For the first time since Roe was decided in 1973, a pregnant adult is asking a court to step in so she can have an abortion.
In late November, Kate Cox received the confirmation she’d been dreading: her fetus likely wasn’t going to survive. Cox, who lives in Texas, is 20 weeks pregnant. Doctors told her continuing the pregnancy could threaten her life.
Cox is now asking a judge to grant a temporary restraining order to halt the enforcement of Texas’ near total ban so she can terminate her pregnancy. “Kate Cox needs an abortion,” reads the first line of Cox’ petition, “and she needs it now.”
Cox is represented by the Center for Reproductive Rights. The organization is currently arguing in the Texas Supreme Court that pregnant people with medical complications have not been receiving proper care in the state. As I have previously reported, that case is about situations like the one Cox is experiencing right now in which vague exceptions to abortion bans undermine clarity of care:
[Texas’] law calls for “reasonable medical judgment” and permits abortion if the patient could die or if they’re at “serious risk of substantial impairment of a major bodily function.” The lawsuit argues this language is too vague and dangerous for pregnant people and providers.
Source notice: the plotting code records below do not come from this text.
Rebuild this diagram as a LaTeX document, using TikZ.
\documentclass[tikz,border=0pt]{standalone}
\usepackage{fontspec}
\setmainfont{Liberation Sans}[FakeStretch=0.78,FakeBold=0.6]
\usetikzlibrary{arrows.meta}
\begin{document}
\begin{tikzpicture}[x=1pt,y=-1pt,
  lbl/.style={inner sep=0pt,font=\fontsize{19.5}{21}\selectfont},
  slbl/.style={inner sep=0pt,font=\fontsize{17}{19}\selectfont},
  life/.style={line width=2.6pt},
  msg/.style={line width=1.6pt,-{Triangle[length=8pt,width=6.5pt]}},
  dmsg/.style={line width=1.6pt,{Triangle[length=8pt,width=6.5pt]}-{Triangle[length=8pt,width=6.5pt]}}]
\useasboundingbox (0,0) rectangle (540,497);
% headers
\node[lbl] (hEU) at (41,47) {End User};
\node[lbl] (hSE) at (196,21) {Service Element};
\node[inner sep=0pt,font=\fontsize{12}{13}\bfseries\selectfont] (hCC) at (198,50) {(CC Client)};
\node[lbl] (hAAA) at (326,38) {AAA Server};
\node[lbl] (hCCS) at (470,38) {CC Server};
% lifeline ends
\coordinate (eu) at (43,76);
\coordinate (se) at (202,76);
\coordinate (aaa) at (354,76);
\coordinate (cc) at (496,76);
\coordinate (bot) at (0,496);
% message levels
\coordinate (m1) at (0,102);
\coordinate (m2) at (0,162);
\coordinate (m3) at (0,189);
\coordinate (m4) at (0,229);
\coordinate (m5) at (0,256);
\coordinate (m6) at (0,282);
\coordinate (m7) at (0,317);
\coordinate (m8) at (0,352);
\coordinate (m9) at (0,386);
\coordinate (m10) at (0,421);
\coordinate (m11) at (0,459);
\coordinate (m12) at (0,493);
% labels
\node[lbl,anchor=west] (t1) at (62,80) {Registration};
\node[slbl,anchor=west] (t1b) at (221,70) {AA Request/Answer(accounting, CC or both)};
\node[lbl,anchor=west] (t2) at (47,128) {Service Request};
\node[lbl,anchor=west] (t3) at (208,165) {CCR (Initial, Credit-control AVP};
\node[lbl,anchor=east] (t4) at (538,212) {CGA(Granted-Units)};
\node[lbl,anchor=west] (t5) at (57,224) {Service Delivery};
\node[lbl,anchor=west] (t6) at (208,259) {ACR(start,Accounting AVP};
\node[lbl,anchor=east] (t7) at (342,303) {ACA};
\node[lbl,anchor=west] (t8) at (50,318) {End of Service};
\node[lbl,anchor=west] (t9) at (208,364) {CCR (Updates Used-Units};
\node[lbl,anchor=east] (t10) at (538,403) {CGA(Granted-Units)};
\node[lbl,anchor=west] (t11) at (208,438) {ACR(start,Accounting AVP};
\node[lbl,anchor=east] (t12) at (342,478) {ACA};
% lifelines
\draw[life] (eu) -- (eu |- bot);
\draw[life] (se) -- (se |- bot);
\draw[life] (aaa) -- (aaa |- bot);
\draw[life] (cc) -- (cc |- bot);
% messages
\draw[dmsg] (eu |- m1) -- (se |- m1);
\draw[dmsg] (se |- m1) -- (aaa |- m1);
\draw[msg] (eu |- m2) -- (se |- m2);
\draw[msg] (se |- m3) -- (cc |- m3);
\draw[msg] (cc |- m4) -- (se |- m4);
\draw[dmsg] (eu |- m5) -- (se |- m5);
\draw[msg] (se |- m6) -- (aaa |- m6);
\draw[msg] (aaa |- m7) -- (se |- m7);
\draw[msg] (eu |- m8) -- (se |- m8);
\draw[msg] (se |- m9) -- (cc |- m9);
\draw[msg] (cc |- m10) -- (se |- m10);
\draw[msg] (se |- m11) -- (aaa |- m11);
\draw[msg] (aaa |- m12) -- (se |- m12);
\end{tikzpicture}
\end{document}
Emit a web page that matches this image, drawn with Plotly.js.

The organization has brought similar suits in Tennessee, Idaho, and Oklahoma. But the Texas one marks the first time that directly impacted pregnant people have sued their state over a post-Roe law.
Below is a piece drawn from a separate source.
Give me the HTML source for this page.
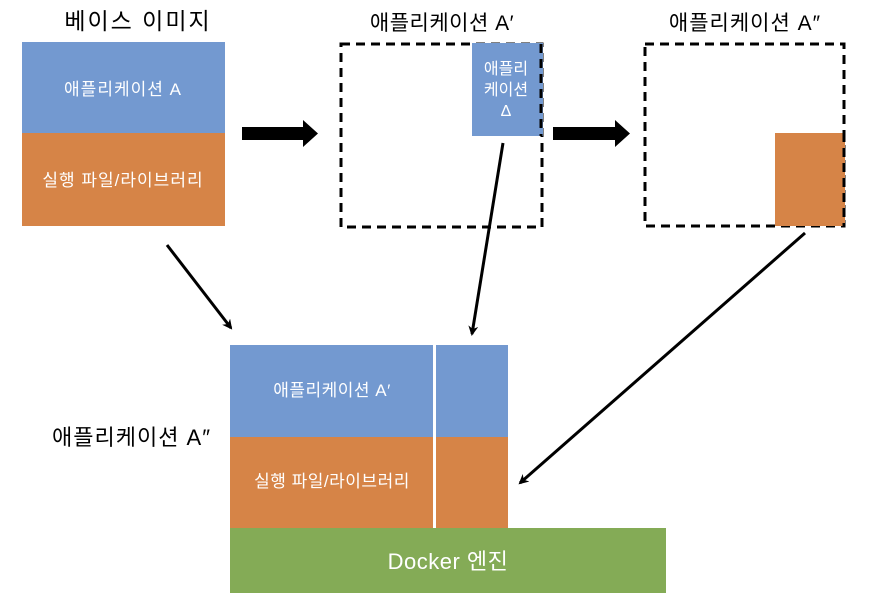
<!DOCTYPE html>
<html><head><meta charset="utf-8"><style>
html,body{margin:0;padding:0;background:#fff;}
svg{display:block;}
text{font-family:"Liberation Sans","Noto Sans CJK KR","NanumGothic",sans-serif;}
</style></head><body>
<svg width="886" height="606" viewBox="0 0 886 606" xmlns="http://www.w3.org/2000/svg">
<defs>
<marker id="ah" markerWidth="10" markerHeight="10" refX="8" refY="5" orient="auto" markerUnits="userSpaceOnUse" viewBox="0 0 10 10">
<path d="M0,0 L10,5 L0,10 L3,5 Z" fill="#000"/>
</marker>
</defs>
<rect width="886" height="606" fill="#fff"/>
<!-- base image -->
<text x="138" y="29" font-size="23" letter-spacing="2" text-anchor="middle" fill="#000">베이스 이미지</text>
<rect x="22" y="42" width="203" height="92" fill="#7399d0"/>
<rect x="22" y="133" width="203" height="93" fill="#d68447"/>
<text x="123" y="95" font-size="17" letter-spacing="1" text-anchor="middle" fill="#fff">애플리케이션 A</text>
<text x="123" y="186" font-size="17" letter-spacing="1" text-anchor="middle" fill="#fff">실행 파일/라이브러리</text>
<!-- thick arrows -->
<path d="M242,127 H303 V120 L318,133.5 L303,147 V140 H242 Z" fill="#000"/>
<path d="M553,127 H615 V120 L630,133.5 L615,147 V140 H553 Z" fill="#000"/>
<!-- A' -->
<text x="442" y="30" font-size="21" letter-spacing="0.5" text-anchor="middle" fill="#000">애플리케이션 A′</text>
<rect x="341" y="44" width="201" height="183" fill="none" stroke="#000" stroke-width="3" stroke-dasharray="9,6"/>
<rect x="472" y="43" width="71" height="93" fill="#7399d0"/>
<line x1="541" y1="44" x2="541" y2="136" stroke="#000" stroke-width="3" stroke-dasharray="9,6"/>
<text x="506" y="74" font-size="16" text-anchor="middle" fill="#fff">애플리</text>
<text x="506" y="95" font-size="16" text-anchor="middle" fill="#fff">케이션</text>
<text x="506" y="116" font-size="16" text-anchor="middle" fill="#fff">Δ</text>
<!-- A'' -->
<text x="745" y="30" font-size="21" letter-spacing="1" text-anchor="middle" fill="#000">애플리케이션 A″</text>
<rect x="645" y="44" width="199" height="182" fill="none" stroke="#000" stroke-width="3" stroke-dasharray="9,6"/>
<rect x="775" y="133" width="70" height="93" fill="#d68447"/>
<line x1="844" y1="133" x2="844" y2="226" stroke="#000" stroke-width="3" stroke-dasharray="9,6"/>
<!-- thin arrows -->
<line x1="167" y1="245" x2="231" y2="328" stroke="#000" stroke-width="3" marker-end="url(#ah)"/>
<line x1="503" y1="143" x2="472" y2="334" stroke="#000" stroke-width="3" marker-end="url(#ah)"/>
<line x1="805" y1="233" x2="520" y2="483" stroke="#000" stroke-width="3" marker-end="url(#ah)"/>
<!-- bottom stack -->
<text x="52" y="445" font-size="22" letter-spacing="1" fill="#000">애플리케이션 A″</text>
<rect x="230" y="345" width="278" height="92" fill="#7399d0"/>
<rect x="230" y="437" width="278" height="92" fill="#d68447"/>
<rect x="433" y="345" width="3" height="184" fill="#fff"/>
<rect x="230" y="528" width="436" height="65" fill="#84ab56"/>
<text x="332" y="396" font-size="17" letter-spacing="0.5" text-anchor="middle" fill="#fff">애플리케이션 A′</text>
<text x="332" y="487" font-size="17" letter-spacing="0.5" text-anchor="middle" fill="#fff">실행 파일/라이브러리</text>
<text x="448" y="569" font-size="22" letter-spacing="0.5" text-anchor="middle" fill="#fff">Docker 엔진</text>
</svg>
</body></html>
Cox’s petition argues that she doesn’t have time for the state’s Supreme Court to rule.
In the last month, according to the petition, Cox has been to three different emergency rooms after suffering from extreme cramping and other complications. After multiple appointments and tests, her medical team confirmed that her wanted pregnancy was causing imminent danger to her health. At an appointment on November 28, Cox found out that her fetus was diagnosed with full trisomy 18, a chromosomal disorder that causes fetuses to die before or soon after birth. “Their baby was likely to pass in utero,” the petition says, “be stillborn, or only live for a week at most.”
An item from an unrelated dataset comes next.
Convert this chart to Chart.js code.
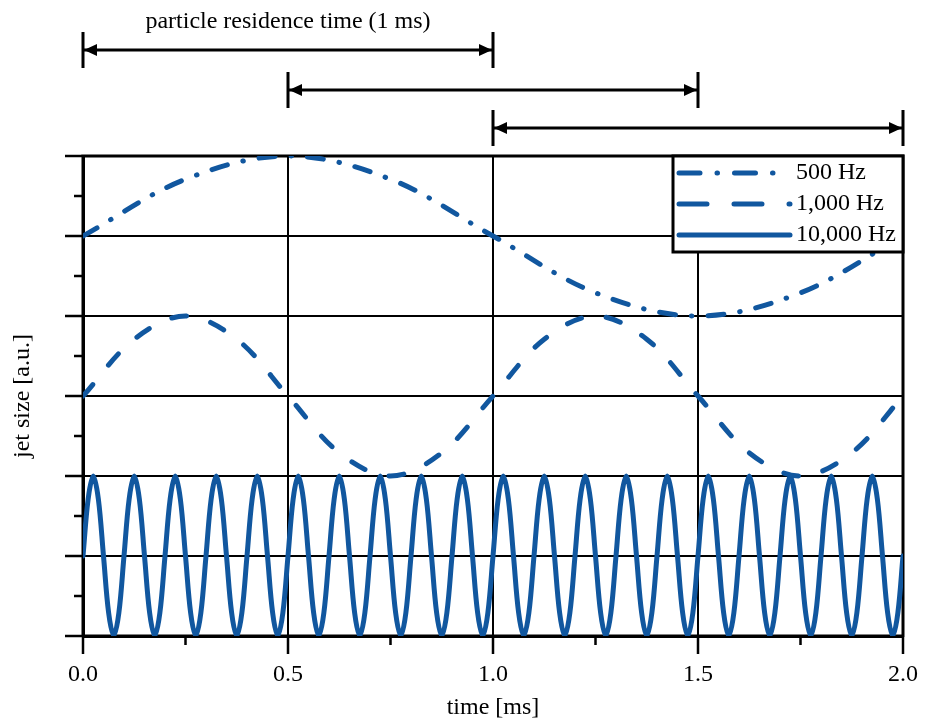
<!DOCTYPE html>
<html>
<head>
<meta charset="utf-8">
<script src="https://cdn.jsdelivr.net/npm/chart.js"></script>
<style>
  html, body { margin: 0; padding: 0; background: #fff; }
  #wrap { width: 929px; height: 722px; }
</style>
</head>
<body>
<div id="wrap"><canvas id="chart" width="929" height="722"></canvas></div>
<script>
// ===== data (time in ms, jet size in a.u., each signal offset on its own band)
// samples read every 1/8 of a period
const t500 = [0, 0.25, 0.5, 0.75, 1.0, 1.25, 1.5, 1.75, 2.0];
const jet500 = [2, 2.71, 3, 2.71, 2, 1.29, 1, 1.29, 2];

const t1000 = [
  0, 0.125, 0.25, 0.375, 0.5, 0.625, 0.75, 0.875,
  1.0, 1.125, 1.25, 1.375, 1.5, 1.625, 1.75, 1.875,
  2.0
];
const jet1000 = [
  0, 0.71, 1, 0.71, 0, -0.71, -1, -0.71,
  0, 0.71, 1, 0.71, 0, -0.71, -1, -0.71,
  0
];

const t10000 = [
  0, 0.0125, 0.025, 0.0375, 0.05, 0.0625, 0.075, 0.0875,
  0.1, 0.1125, 0.125, 0.1375, 0.15, 0.1625, 0.175, 0.1875,
  0.2, 0.2125, 0.225, 0.2375, 0.25, 0.2625, 0.275, 0.2875,
  0.3, 0.3125, 0.325, 0.3375, 0.35, 0.3625, 0.375, 0.3875,
  0.4, 0.4125, 0.425, 0.4375, 0.45, 0.4625, 0.475, 0.4875,
  0.5, 0.5125, 0.525, 0.5375, 0.55, 0.5625, 0.575, 0.5875,
  0.6, 0.6125, 0.625, 0.6375, 0.65, 0.6625, 0.675, 0.6875,
  0.7, 0.7125, 0.725, 0.7375, 0.75, 0.7625, 0.775, 0.7875,
  0.8, 0.8125, 0.825, 0.8375, 0.85, 0.8625, 0.875, 0.8875,
  0.9, 0.9125, 0.925, 0.9375, 0.95, 0.9625, 0.975, 0.9875,
  1.0, 1.0125, 1.025, 1.0375, 1.05, 1.0625, 1.075, 1.0875,
  1.1, 1.1125, 1.125, 1.1375, 1.15, 1.1625, 1.175, 1.1875,
  1.2, 1.2125, 1.225, 1.2375, 1.25, 1.2625, 1.275, 1.2875,
  1.3, 1.3125, 1.325, 1.3375, 1.35, 1.3625, 1.375, 1.3875,
  1.4, 1.4125, 1.425, 1.4375, 1.45, 1.4625, 1.475, 1.4875,
  1.5, 1.5125, 1.525, 1.5375, 1.55, 1.5625, 1.575, 1.5875,
  1.6, 1.6125, 1.625, 1.6375, 1.65, 1.6625, 1.675, 1.6875,
  1.7, 1.7125, 1.725, 1.7375, 1.75, 1.7625, 1.775, 1.7875,
  1.8, 1.8125, 1.825, 1.8375, 1.85, 1.8625, 1.875, 1.8875,
  1.9, 1.9125, 1.925, 1.9375, 1.95, 1.9625, 1.975, 1.9875,
  2.0
];
const jet10000 = [
  -2, -1.29, -1, -1.29, -2, -2.71, -3, -2.71,
  -2, -1.29, -1, -1.29, -2, -2.71, -3, -2.71,
  -2, -1.29, -1, -1.29, -2, -2.71, -3, -2.71,
  -2, -1.29, -1, -1.29, -2, -2.71, -3, -2.71,
  -2, -1.29, -1, -1.29, -2, -2.71, -3, -2.71,
  -2, -1.29, -1, -1.29, -2, -2.71, -3, -2.71,
  -2, -1.29, -1, -1.29, -2, -2.71, -3, -2.71,
  -2, -1.29, -1, -1.29, -2, -2.71, -3, -2.71,
  -2, -1.29, -1, -1.29, -2, -2.71, -3, -2.71,
  -2, -1.29, -1, -1.29, -2, -2.71, -3, -2.71,
  -2, -1.29, -1, -1.29, -2, -2.71, -3, -2.71,
  -2, -1.29, -1, -1.29, -2, -2.71, -3, -2.71,
  -2, -1.29, -1, -1.29, -2, -2.71, -3, -2.71,
  -2, -1.29, -1, -1.29, -2, -2.71, -3, -2.71,
  -2, -1.29, -1, -1.29, -2, -2.71, -3, -2.71,
  -2, -1.29, -1, -1.29, -2, -2.71, -3, -2.71,
  -2, -1.29, -1, -1.29, -2, -2.71, -3, -2.71,
  -2, -1.29, -1, -1.29, -2, -2.71, -3, -2.71,
  -2, -1.29, -1, -1.29, -2, -2.71, -3, -2.71,
  -2, -1.29, -1, -1.29, -2, -2.71, -3, -2.71,
  -2
];

const seriesLabels = ['500 Hz', '1,000 Hz', '10,000 Hz'];
const xTicks = [0, 0.5, 1.0, 1.5, 2.0];
const yTicks = [-3, -2, -1, 0, 1, 2, 3];

// residence windows drawn above the plot (ms)
const residenceWindows = [[0, 1.0], [0.5, 1.5], [1.0, 2.0]];
const residenceLabel = 'particle residence time (1 ms)';

// ===== style
const BLUE = '#11579f';
const FONT_FAMILY = '"Liberation Serif", "Times New Roman", serif';
const FONT = `24px ${FONT_FAMILY}`;
// dash patterns: in the plot / in the legend sample (legend ones are drawn longer)
const DASH_PLOT = [[16, 16, 0.5, 16], [15, 25], []];
const DASH_LEGEND = [[21, 17, 0.5, 17], [28, 27], []];

const pts = (xs, ys) => xs.map((v, i) => ({ x: v, y: ys[i] }));

// ===== plugins
const frame = {
  id: 'frame',
  beforeDatasetsDraw(chart) {
    const { ctx, chartArea: a } = chart;
    ctx.save();
    ctx.strokeStyle = '#000';
    ctx.lineWidth = 3;
    ctx.strokeRect(a.left, a.top, a.right - a.left, a.bottom - a.top);
    ctx.restore();
  }
};

const minorTicks = {
  id: 'minorTicks',
  afterDraw(chart) {
    const { ctx, chartArea: a, scales: { x, y } } = chart;
    ctx.save();
    ctx.strokeStyle = '#000';
    ctx.lineWidth = 2.5;
    ctx.beginPath();
    for (let i = 0; i < x.ticks.length - 1; i++) {
      const px = x.getPixelForValue((x.ticks[i].value + x.ticks[i + 1].value) / 2);
      ctx.moveTo(px, a.bottom);
      ctx.lineTo(px, a.bottom + 9);
    }
    for (let i = 0; i < y.ticks.length - 1; i++) {
      const py = y.getPixelForValue((y.ticks[i].value + y.ticks[i + 1].value) / 2);
      ctx.moveTo(a.left - 9, py);
      ctx.lineTo(a.left, py);
    }
    ctx.stroke();
    ctx.restore();
  }
};

const boxLegend = {
  id: 'boxLegend',
  afterDatasetsDraw(chart) {
    const { ctx, chartArea: a } = chart;
    const w = 230, h = 96;
    const left = a.right - w, top = a.top;
    ctx.save();
    ctx.fillStyle = '#fff';
    ctx.fillRect(left, top, w, h);
    ctx.lineWidth = 3;
    ctx.strokeStyle = '#000';
    ctx.strokeRect(left, top, w, h);
    ctx.font = FONT;
    ctx.textBaseline = 'middle';
    chart.data.datasets.forEach((ds, i) => {
      const yy = top + 17 + i * 31;
      ctx.setLineDash(DASH_LEGEND[i]);
      ctx.lineCap = 'round';
      ctx.lineWidth = ds.borderWidth;
      ctx.strokeStyle = ds.borderColor;
      ctx.beginPath();
      ctx.moveTo(left + 6, yy);
      ctx.lineTo(left + 117, yy);
      ctx.stroke();
      ctx.setLineDash([]);
      ctx.fillStyle = '#000';
      ctx.fillText(ds.label, left + 123, yy);
    });
    ctx.restore();
  }
};

const residenceArrows = {
  id: 'residenceArrows',
  afterDraw(chart) {
    const { ctx, scales: { x } } = chart;
    const rows = [50, 90, 128];
    ctx.save();
    ctx.strokeStyle = '#000';
    ctx.fillStyle = '#000';
    ctx.lineWidth = 3;
    residenceWindows.forEach(([t0, t1], i) => {
      const xa = x.getPixelForValue(t0), xb = x.getPixelForValue(t1), yy = rows[i];
      ctx.beginPath();
      ctx.moveTo(xa, yy); ctx.lineTo(xb, yy);
      ctx.moveTo(xa, yy - 18); ctx.lineTo(xa, yy + 18);
      ctx.moveTo(xb, yy - 18); ctx.lineTo(xb, yy + 18);
      ctx.stroke();
      ctx.beginPath();
      ctx.moveTo(xa + 1, yy); ctx.lineTo(xa + 14, yy - 6); ctx.lineTo(xa + 14, yy + 6); ctx.closePath();
      ctx.moveTo(xb - 1, yy); ctx.lineTo(xb - 14, yy - 6); ctx.lineTo(xb - 14, yy + 6); ctx.closePath();
      ctx.fill();
    });
    const [w0, w1] = residenceWindows[0];
    ctx.font = FONT;
    ctx.textAlign = 'center';
    ctx.textBaseline = 'alphabetic';
    ctx.fillText(residenceLabel, (x.getPixelForValue(w0) + x.getPixelForValue(w1)) / 2, 28);
    ctx.restore();
  }
};

// ===== chart
new Chart(document.getElementById('chart'), {
  type: 'line',
  data: {
    datasets: [
      { label: seriesLabels[0], data: pts(t500, jet500), borderDash: DASH_PLOT[0] },
      { label: seriesLabels[1], data: pts(t1000, jet1000), borderDash: DASH_PLOT[1] },
      { label: seriesLabels[2], data: pts(t10000, jet10000), borderDash: DASH_PLOT[2] }
    ].map(ds => ({
      ...ds,
      borderColor: BLUE,
      borderWidth: 5,
      borderCapStyle: 'round',
      borderJoinStyle: 'round',
      pointRadius: 0,
      tension: 0.35,
      fill: false
    }))
  },
  options: {
    responsive: false,
    animation: false,
    devicePixelRatio: 1,
    layout: { padding: { top: 156, right: 26, left: 0, bottom: 0 } },
    plugins: { legend: { display: false }, tooltip: { enabled: false } },
    scales: {
      x: {
        type: 'linear',
        min: 0, max: 2,
        afterBuildTicks: s => { s.ticks = xTicks.map(v => ({ value: v })); },
        afterFit: s => { s.height = 86; },
        ticks: {
          color: '#000',
          padding: 6,
          maxRotation: 0,
          font: { family: FONT_FAMILY, size: 24 },
          callback: v => Number(v).toFixed(1)
        },
        grid: { color: '#000', lineWidth: 2, tickLength: 18, tickWidth: 2.5, tickColor: '#000' },
        border: { color: '#000', width: 3 },
        title: {
          display: true, text: 'time [ms]', color: '#000',
          font: { family: FONT_FAMILY, size: 24 }, padding: { top: 0, bottom: 0 }
        }
      },
      y: {
        min: -3, max: 3,
        afterBuildTicks: s => { s.ticks = yTicks.map(v => ({ value: v })); },
        afterFit: s => { s.width = 83; },
        ticks: { display: false },
        grid: { color: '#000', lineWidth: 2, tickLength: 18, tickWidth: 2.5, tickColor: '#000' },
        border: { color: '#000', width: 3 },
        title: {
          display: true, text: 'jet size [a.u.]', color: '#000',
          font: { family: FONT_FAMILY, size: 24 }, padding: { top: 8, bottom: 0 }
        }
      }
    }
  },
  plugins: [frame, minorTicks, boxLegend, residenceArrows]
});
</script>
</body>
</html>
With each day that passes, Cox’s doctors explained, her life is more at risk. Cox and her husband, who is also listed on the petition along with her provider, have two other children who were both delivered through cesarean surgeries. Continuing the pregnancy until the fetus passes, or until birth, “puts her at high risk for severe complications threatening her life and future fertility, including uterine rupture and hysterectomy,” the petition notes. Her providers said their “hands are tied” due to Texas’ abortion ban.
Cox’s appointment happened on the same day that the Center was arguing for stronger protections for pregnant people. After she walked out of the hospital, Cox began considering her options. A Google search brought her to articles about the Texas Supreme Court case. She quickly contacted the Center and they took up her case.
“This is not a normal or reasonable or feasible way for health care to be practiced in this country,” Molly Duane, senior attorney for the Center for Reproductive Rights, said.
These two coinciding, first-of-their-kind, and intermingled cases show how the legal landscape for abortion in Texas is deeply complicated to navigate for providers and pregnant people.
“It is not a matter of if I will have to say goodbye, but when,” Cox said in her petition. “I do not want to continue the pain and suffering that has plagued this pregnancy. I do not want to put my body through the risks of continuing this pregnancy. I do not want to continue until my baby dies in my belly or I have to deliver a stillborn baby or one where life will be measured in hours or days, full of medical tubes and machinery.”